Give the data below again, word for word.

# DATA EXCERPT
- - - - -

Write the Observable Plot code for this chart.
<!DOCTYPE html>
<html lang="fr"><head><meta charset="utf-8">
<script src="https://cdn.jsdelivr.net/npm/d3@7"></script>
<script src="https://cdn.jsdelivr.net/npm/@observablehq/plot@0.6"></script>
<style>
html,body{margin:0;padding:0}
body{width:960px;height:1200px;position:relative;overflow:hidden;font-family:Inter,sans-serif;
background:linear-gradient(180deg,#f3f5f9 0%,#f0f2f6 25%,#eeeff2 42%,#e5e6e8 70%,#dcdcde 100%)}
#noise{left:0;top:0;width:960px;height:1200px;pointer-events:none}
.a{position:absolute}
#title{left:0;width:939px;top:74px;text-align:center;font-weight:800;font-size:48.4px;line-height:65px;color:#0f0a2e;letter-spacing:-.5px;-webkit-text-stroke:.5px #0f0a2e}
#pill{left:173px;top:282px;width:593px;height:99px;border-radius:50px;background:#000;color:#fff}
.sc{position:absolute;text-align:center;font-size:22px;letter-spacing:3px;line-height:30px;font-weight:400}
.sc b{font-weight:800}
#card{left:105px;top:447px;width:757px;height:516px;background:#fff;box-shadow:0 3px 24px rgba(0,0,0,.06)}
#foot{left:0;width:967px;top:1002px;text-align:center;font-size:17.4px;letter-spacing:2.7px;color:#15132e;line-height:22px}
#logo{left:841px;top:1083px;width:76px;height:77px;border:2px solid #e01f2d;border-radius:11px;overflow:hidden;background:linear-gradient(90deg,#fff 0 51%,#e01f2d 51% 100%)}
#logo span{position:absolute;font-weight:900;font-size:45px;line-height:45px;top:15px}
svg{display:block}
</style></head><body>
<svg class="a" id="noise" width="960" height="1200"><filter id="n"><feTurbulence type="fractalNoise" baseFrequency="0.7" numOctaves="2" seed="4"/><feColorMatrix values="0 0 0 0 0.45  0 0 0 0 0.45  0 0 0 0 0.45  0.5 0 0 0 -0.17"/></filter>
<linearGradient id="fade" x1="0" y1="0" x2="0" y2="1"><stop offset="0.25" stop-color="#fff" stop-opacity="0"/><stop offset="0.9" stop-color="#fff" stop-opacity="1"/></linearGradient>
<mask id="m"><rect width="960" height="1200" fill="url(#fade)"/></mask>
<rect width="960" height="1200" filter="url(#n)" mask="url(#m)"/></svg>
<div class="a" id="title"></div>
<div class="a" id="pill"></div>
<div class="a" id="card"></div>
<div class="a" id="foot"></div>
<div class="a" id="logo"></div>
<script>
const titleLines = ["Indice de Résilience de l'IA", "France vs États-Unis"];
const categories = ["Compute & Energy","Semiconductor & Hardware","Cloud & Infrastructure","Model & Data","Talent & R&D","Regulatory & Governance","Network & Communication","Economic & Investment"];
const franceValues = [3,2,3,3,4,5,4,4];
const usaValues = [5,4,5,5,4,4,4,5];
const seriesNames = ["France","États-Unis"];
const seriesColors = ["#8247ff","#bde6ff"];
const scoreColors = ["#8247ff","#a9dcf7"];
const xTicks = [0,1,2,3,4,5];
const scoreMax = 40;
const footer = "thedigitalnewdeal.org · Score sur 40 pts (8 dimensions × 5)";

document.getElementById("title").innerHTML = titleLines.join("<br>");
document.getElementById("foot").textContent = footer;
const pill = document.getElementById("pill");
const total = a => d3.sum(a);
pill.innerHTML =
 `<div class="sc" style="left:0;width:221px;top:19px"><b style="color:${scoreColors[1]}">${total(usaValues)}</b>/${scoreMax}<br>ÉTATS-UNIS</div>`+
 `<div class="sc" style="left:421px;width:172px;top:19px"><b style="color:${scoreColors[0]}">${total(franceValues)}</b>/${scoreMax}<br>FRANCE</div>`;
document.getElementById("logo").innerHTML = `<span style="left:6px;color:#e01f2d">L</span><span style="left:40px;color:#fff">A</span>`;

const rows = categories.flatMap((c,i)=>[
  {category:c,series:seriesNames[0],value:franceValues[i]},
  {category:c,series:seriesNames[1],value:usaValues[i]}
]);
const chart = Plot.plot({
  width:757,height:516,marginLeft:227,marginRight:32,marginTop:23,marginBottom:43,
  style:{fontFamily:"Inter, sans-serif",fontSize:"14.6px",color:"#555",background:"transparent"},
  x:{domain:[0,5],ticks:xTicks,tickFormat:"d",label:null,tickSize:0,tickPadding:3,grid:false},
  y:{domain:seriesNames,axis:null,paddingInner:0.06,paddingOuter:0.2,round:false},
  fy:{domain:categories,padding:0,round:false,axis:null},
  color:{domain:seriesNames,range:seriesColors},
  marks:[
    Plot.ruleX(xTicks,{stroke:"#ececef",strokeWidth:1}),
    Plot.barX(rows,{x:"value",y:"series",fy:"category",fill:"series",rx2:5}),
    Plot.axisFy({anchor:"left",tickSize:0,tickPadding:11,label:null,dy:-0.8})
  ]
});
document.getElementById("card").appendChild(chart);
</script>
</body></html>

- - - - -

# EXERCISE RESULT
Write the Observable Plot code for this chart.
<!DOCTYPE html>
<html lang="fr"><head><meta charset="utf-8">
<script src="https://cdn.jsdelivr.net/npm/d3@7"></script>
<script src="https://cdn.jsdelivr.net/npm/@observablehq/plot@0.6"></script>
<style>
html,body{margin:0;padding:0}
body{width:960px;height:1200px;position:relative;overflow:hidden;font-family:Inter,sans-serif;
background:linear-gradient(180deg,#f3f5f9 0%,#f0f2f6 25%,#eeeff2 42%,#e5e6e8 70%,#dcdcde 100%)}
#noise{left:0;top:0;width:960px;height:1200px;pointer-events:none}
.a{position:absolute}
#title{left:0;width:939px;top:74px;text-align:center;font-weight:800;font-size:48.4px;line-height:65px;color:#0f0a2e;letter-spacing:-.5px;-webkit-text-stroke:.5px #0f0a2e}
#pill{left:173px;top:282px;width:593px;height:99px;border-radius:50px;background:#000;color:#fff}
.sc{position:absolute;text-align:center;font-size:22px;letter-spacing:3px;line-height:30px;font-weight:400}
.sc b{font-weight:800}
#card{left:105px;top:447px;width:757px;height:516px;background:#fff;box-shadow:0 3px 24px rgba(0,0,0,.06)}
#foot{left:0;width:967px;top:1002px;text-align:center;font-size:17.4px;letter-spacing:2.7px;color:#15132e;line-height:22px}
#logo{left:841px;top:1083px;width:76px;height:77px;border:2px solid #e01f2d;border-radius:11px;overflow:hidden;background:linear-gradient(90deg,#fff 0 51%,#e01f2d 51% 100%)}
#logo span{position:absolute;font-weight:900;font-size:45px;line-height:45px;top:15px}
svg{display:block}
</style></head><body>
<svg class="a" id="noise" width="960" height="1200"><filter id="n"><feTurbulence type="fractalNoise" baseFrequency="0.7" numOctaves="2" seed="4"/><feColorMatrix values="0 0 0 0 0.45  0 0 0 0 0.45  0 0 0 0 0.45  0.5 0 0 0 -0.17"/></filter>
<linearGradient id="fade" x1="0" y1="0" x2="0" y2="1"><stop offset="0.25" stop-color="#fff" stop-opacity="0"/><stop offset="0.9" stop-color="#fff" stop-opacity="1"/></linearGradient>
<mask id="m"><rect width="960" height="1200" fill="url(#fade)"/></mask>
<rect width="960" height="1200" filter="url(#n)" mask="url(#m)"/></svg>
<div class="a" id="title"></div>
<div class="a" id="pill"></div>
<div class="a" id="card"></div>
<div class="a" id="foot"></div>
<div class="a" id="logo"></div>
<script>
const titleLines = ["Indice de Résilience de l'IA", "France vs États-Unis"];
const categories = ["Compute & Energy","Semiconductor & Hardware","Cloud & Infrastructure","Model & Data","Talent & R&D","Regulatory & Governance","Network & Communication","Economic & Investment"];
const franceValues = [3,2,3,3,4,5,4,4];
const usaValues = [5,4,5,5,4,4,4,5];
const seriesNames = ["France","États-Unis"];
const seriesColors = ["#8247ff","#bde6ff"];
const scoreColors = ["#8247ff","#a9dcf7"];
const xTicks = [0,1,2,3,4,5];
const scoreMax = 40;
const footer = "thedigitalnewdeal.org · Score sur 40 pts (8 dimensions × 5)";

document.getElementById("title").innerHTML = titleLines.join("<br>");
document.getElementById("foot").textContent = footer;
const pill = document.getElementById("pill");
const total = a => d3.sum(a);
pill.innerHTML =
 `<div class="sc" style="left:0;width:221px;top:19px"><b style="color:${scoreColors[1]}">${total(usaValues)}</b>/${scoreMax}<br>ÉTATS-UNIS</div>`+
 `<div class="sc" style="left:421px;width:172px;top:19px"><b style="color:${scoreColors[0]}">${total(franceValues)}</b>/${scoreMax}<br>FRANCE</div>`;
document.getElementById("logo").innerHTML = `<span style="left:6px;color:#e01f2d">L</span><span style="left:40px;color:#fff">A</span>`;

const rows = categories.flatMap((c,i)=>[
  {category:c,series:seriesNames[0],value:franceValues[i]},
  {category:c,series:seriesNames[1],value:usaValues[i]}
]);
const chart = Plot.plot({
  width:757,height:516,marginLeft:227,marginRight:32,marginTop:23,marginBottom:43,
  style:{fontFamily:"Inter, sans-serif",fontSize:"14.6px",color:"#555",background:"transparent"},
  x:{domain:[0,5],ticks:xTicks,tickFormat:"d",label:null,tickSize:0,tickPadding:3,grid:false},
  y:{domain:seriesNames,axis:null,paddingInner:0.06,paddingOuter:0.2,round:false},
  fy:{domain:categories,padding:0,round:false,axis:null},
  color:{domain:seriesNames,range:seriesColors},
  marks:[
    Plot.ruleX(xTicks,{stroke:"#ececef",strokeWidth:1}),
    Plot.barX(rows,{x:"value",y:"series",fy:"category",fill:"series",rx2:5}),
    Plot.axisFy({anchor:"left",tickSize:0,tickPadding:11,label:null,dy:-0.8})
  ]
});
document.getElementById("card").appendChild(chart);
</script>
</body></html>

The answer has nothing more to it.